CPI assiste a um festival de mentiras sem fazer nada
O general Eduardo Pazuello desferiu o mais grave ataque contra a democracia brasileira desde o início da CPI da Covid
O general Eduardo Pazuello desferiu o mais grave ataque contra a democracia brasileira desde o início da CPI da Covid. Um ataque que não foi suficientemente apontado. E um ataque que tem por cúmplice involuntário o presidente da comissão, senador Omar Aziz (PSD-AM). Não há gente o suficiente percebendo a gravidade da naturalização da mentira que está ocorrendo nestes depoimentos e com a qual a CPI é cúmplice. Não estão percebendo que é abrir mão da verdade no debate público que faz corroer a democracia.
O primeiro a mentir foi o ex-secretário de Comunicação, Fábio Wajngarten. Afirmou que nada tinha a ver com uma campanha desferida sob seu comando contra a política de isolamento social. O relator, Renan Calheiros (PMDB-AL), quis prendê-lo em flagrante. Aziz não topou — e a decisão é dele. Aí o ex-chanceler Ernesto Araújo negou ter atacado a China. Há tuítes, artigos assinados, vídeos. Não importa. Fez na cara dura, escondeu-se atrás da máscara, e simplesmente mentiu.
Nunca havia se mentido numa CPI de forma tão descarada, com provas do contrário a um Google de distância. E é por isto que o depoimento do ex-ministro da Saúde é muito mais grave do que o dos outros. Wajngarten e Araújo mentiram fingindo falar a verdade. Pazuello, não. Ao dizer que jamais recebeu ordens para não comprar vacinas do Instituto Butantã, foi confrontado com o vídeo em que afirmou "um manda, o outro obedece" perante justamente esta ordem. Dada pelo presidente da República, Jair Bolsonaro. Pazuello não titubeou. Isto "é coisa de internet" feita por "agente político".
Ou seja, na lógica torta do ministro, o presidente mente para seus eleitores e fãs e isso é normal. Pazuello não fingiu que a mentira era verdade. Pazuello chamou a mentira de mentira e falou que é assim que se faz política.
Talvez esta seja a impressão que os generais tenham de políticos. Que seu trabalho é mentir. Se for, estão errados.
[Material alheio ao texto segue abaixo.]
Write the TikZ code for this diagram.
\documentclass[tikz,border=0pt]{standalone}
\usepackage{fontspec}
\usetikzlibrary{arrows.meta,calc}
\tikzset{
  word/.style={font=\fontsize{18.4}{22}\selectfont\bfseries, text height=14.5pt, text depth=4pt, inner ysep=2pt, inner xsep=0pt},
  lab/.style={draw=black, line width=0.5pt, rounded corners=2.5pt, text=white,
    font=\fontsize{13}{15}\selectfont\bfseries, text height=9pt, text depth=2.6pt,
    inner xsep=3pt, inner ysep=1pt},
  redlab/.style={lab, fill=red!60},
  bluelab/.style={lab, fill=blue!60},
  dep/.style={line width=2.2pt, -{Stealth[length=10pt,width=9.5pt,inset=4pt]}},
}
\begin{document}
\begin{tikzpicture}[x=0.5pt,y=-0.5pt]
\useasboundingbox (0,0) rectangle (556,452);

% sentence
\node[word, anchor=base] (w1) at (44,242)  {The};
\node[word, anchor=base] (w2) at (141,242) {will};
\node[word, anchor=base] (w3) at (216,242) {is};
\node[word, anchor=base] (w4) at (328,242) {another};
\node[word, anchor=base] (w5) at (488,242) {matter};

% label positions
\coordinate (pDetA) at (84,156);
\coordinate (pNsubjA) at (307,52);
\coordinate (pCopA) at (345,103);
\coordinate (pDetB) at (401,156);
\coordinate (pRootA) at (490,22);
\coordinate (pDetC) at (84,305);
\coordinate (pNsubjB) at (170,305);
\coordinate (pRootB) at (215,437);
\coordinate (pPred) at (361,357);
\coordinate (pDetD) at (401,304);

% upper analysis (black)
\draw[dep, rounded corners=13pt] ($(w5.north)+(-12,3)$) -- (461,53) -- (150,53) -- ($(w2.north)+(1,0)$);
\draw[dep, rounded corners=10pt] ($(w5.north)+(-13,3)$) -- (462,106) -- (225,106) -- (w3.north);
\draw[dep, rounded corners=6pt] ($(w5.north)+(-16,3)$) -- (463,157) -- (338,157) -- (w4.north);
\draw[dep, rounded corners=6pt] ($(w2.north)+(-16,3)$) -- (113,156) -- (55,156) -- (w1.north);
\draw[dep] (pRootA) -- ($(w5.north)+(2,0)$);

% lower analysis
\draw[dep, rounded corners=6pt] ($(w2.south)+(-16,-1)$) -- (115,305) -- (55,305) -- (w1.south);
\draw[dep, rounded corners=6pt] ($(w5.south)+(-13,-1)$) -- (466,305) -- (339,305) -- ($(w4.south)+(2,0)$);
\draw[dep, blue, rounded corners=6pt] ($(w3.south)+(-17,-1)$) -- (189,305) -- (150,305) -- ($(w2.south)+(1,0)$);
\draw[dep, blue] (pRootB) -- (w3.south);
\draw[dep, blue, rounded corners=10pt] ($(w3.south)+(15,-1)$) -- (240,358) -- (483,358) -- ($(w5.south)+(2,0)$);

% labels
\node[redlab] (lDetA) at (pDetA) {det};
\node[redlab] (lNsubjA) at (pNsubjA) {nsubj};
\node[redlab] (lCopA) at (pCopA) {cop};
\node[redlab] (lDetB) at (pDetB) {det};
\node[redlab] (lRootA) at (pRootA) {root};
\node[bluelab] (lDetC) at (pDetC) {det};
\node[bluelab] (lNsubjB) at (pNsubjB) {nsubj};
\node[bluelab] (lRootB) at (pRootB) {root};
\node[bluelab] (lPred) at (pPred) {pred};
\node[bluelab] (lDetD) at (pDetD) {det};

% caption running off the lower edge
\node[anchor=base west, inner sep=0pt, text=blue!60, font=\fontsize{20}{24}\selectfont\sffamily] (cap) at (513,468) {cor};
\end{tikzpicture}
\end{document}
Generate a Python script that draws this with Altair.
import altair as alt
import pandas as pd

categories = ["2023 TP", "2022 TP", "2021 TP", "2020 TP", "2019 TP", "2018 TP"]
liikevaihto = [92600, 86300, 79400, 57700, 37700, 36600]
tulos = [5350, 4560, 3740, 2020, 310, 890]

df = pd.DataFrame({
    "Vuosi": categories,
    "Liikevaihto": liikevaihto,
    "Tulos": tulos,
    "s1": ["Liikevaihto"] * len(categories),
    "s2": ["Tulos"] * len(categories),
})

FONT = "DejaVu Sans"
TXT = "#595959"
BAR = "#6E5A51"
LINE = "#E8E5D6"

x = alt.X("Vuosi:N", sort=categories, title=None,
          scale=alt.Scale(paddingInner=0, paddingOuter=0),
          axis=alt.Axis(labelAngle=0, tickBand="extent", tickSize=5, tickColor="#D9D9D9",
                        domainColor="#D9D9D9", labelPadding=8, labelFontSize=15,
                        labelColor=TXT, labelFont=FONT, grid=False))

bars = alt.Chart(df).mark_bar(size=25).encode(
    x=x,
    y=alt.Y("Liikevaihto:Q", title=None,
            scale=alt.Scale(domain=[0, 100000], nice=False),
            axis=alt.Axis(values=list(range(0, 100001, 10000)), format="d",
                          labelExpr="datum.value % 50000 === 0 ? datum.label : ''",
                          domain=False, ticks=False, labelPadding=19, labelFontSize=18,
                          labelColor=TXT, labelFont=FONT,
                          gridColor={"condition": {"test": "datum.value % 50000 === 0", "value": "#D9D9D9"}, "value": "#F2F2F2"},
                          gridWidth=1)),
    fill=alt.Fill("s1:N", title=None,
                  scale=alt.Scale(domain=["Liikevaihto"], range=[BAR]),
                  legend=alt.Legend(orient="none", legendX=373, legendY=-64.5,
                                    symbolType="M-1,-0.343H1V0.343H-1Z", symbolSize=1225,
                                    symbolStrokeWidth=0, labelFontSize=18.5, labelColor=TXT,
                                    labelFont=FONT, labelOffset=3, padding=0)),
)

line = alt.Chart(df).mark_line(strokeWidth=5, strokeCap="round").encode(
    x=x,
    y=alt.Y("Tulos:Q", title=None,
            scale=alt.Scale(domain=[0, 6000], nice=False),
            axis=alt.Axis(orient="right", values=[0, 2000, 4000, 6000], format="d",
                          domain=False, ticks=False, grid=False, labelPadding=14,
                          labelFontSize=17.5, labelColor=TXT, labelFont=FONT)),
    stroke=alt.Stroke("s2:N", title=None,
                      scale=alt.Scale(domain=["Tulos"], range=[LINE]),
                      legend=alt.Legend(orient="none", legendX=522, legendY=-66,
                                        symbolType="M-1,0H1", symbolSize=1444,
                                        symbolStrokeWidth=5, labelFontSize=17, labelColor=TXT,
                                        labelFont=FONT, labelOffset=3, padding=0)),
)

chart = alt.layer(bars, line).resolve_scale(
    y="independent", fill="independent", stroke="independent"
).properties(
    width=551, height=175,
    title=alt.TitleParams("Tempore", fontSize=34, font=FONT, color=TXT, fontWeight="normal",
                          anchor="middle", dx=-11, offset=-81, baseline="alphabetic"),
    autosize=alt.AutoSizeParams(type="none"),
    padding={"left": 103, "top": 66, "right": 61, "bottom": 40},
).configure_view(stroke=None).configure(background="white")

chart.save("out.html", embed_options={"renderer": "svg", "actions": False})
O trabalho dos políticos é trazer à mesa as diversas correntes de opinião presentes numa sociedade e negociar as diferenças. Sim, sempre houve mentiras. Mas, quando pegos em mentiras, políticos sofriam consequências.
Quem estuda o assunto vem usando um termo - truth decay. Decaimento da verdade. Em química, decaimento é o processo pelo qual o núcleo instável de um elemento perde energia por radiação. Em biologia é o igualmente lento apodrecimento de um corpo pela ação de bactérias ou fungos. A palavra está em voga nas ciências humanas. Decaimento da verdade é quando lentamente uma sociedade deixa de ligar para a verdade, para o consenso a respeito de um conjunto básico de fatos. Já decaimento democrático é o que vivemos quando há decaimento da verdade.
Jair Bolsonaro mente. É sua prática corriqueira. Seus eleitores sabem - apenas não ligam. Para eles, é até engraçado. Mas para que a mentira se estabelecesse ao ponto de ameaçar a democracia, ela precisou antes ir lentamente se esgueirando até se legitimar. Na campanha dura, agressiva e canalha que foi a da eleição presidencial de 2014, Dilma Roussef tirou Marina Silva do segundo turno com publicidade de TV que mentia. Agora, Ciro Gomes, candidato à presidência em 2022, contratou o marqueteiro que produziu aquilo para ajuda-lo a chegar ao Planalto.
Políticos estão legitimando a mentira. Alguém precisa fazer algum gesto. O gesto é a prisão de quem mentir sob juramento escancaradamente dentro do Congresso Nacional. Sem um gesto grande, estamos entregues ao apodrecimento da democracia acelerado pelas redes sociais. É preciso ação. O decaimento lento da verdade está em suas fases finais.